Not at all. Instead, there is rarely anything you would recognize as a “recovery.” Things do not go back to normal because they weren’t normal before the crisis. Crises are caused by abnormal conditions – usually too much credit, too much debt, too much spending and too much speculating. Then, when the bubble blows up, it typically takes a long time for the economy to get back on its feet.
Over the following ten years, unemployment usually stays higher than it was before the crisis.
Growth rates are usually lower.
And ten years after a blow-up in real estate house prices are still usually BELOW where they were when the crisis hit.
But what if the feds really get on the ball and try to turn things around? Then, watch out!
We read an article on dying yesterday. Here’s a question for you, dear reader. Would you rather live in a recessionary economy or die in a booming one? We’ll take the recession. Probably most people would. Heck, make it a depression.

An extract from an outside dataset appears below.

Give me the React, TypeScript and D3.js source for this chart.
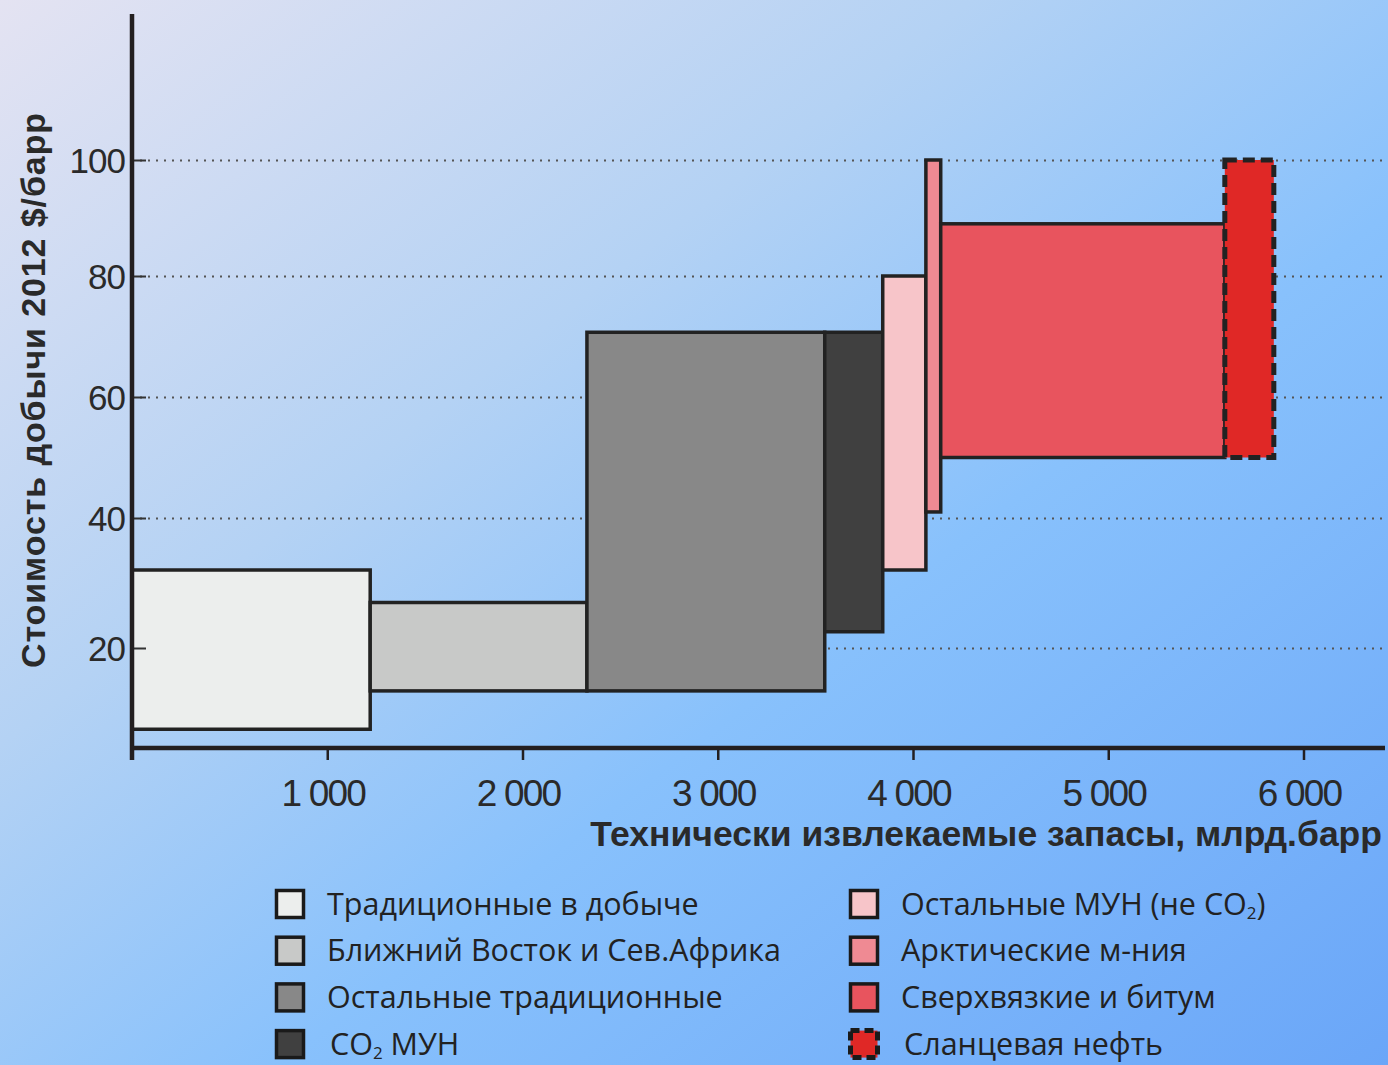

There are a lot of illnesses for which there are no cures. Still, people will spend a fortune…and endure unspeakable treatments…in the hopes that they will be the one in a thousand who survives.
So too are people ready to believe that Dr. Bernanke can cure what ails the US economy. We don’t think so. Because we don’t think the economy is “sick.” We think it is healthy…and finally correcting the mistakes of the Bubble Epoque.
Leading economists and the feds have believed, for example, that there was some problem of “liquidity” that was temporarily blocking the flow of cash and credit. They believed the problem could be solved by making more money available. That was why the Fed bought an extra $1.4 trillion of the banking sector’s suspicious “assets.” They wanted to make sure the banks had money to lend.
Well, now the banks have plenty of cash. Businesses too have record holdings of cash. Even households are rebuilding their cash accounts.
But who’s borrowing? Who’s spending? Who’s buying new houses, for example? (New house sales are currently taking place at the slowest rate ever measured.)
CNN: “Credit if finally available, but no one wants it.”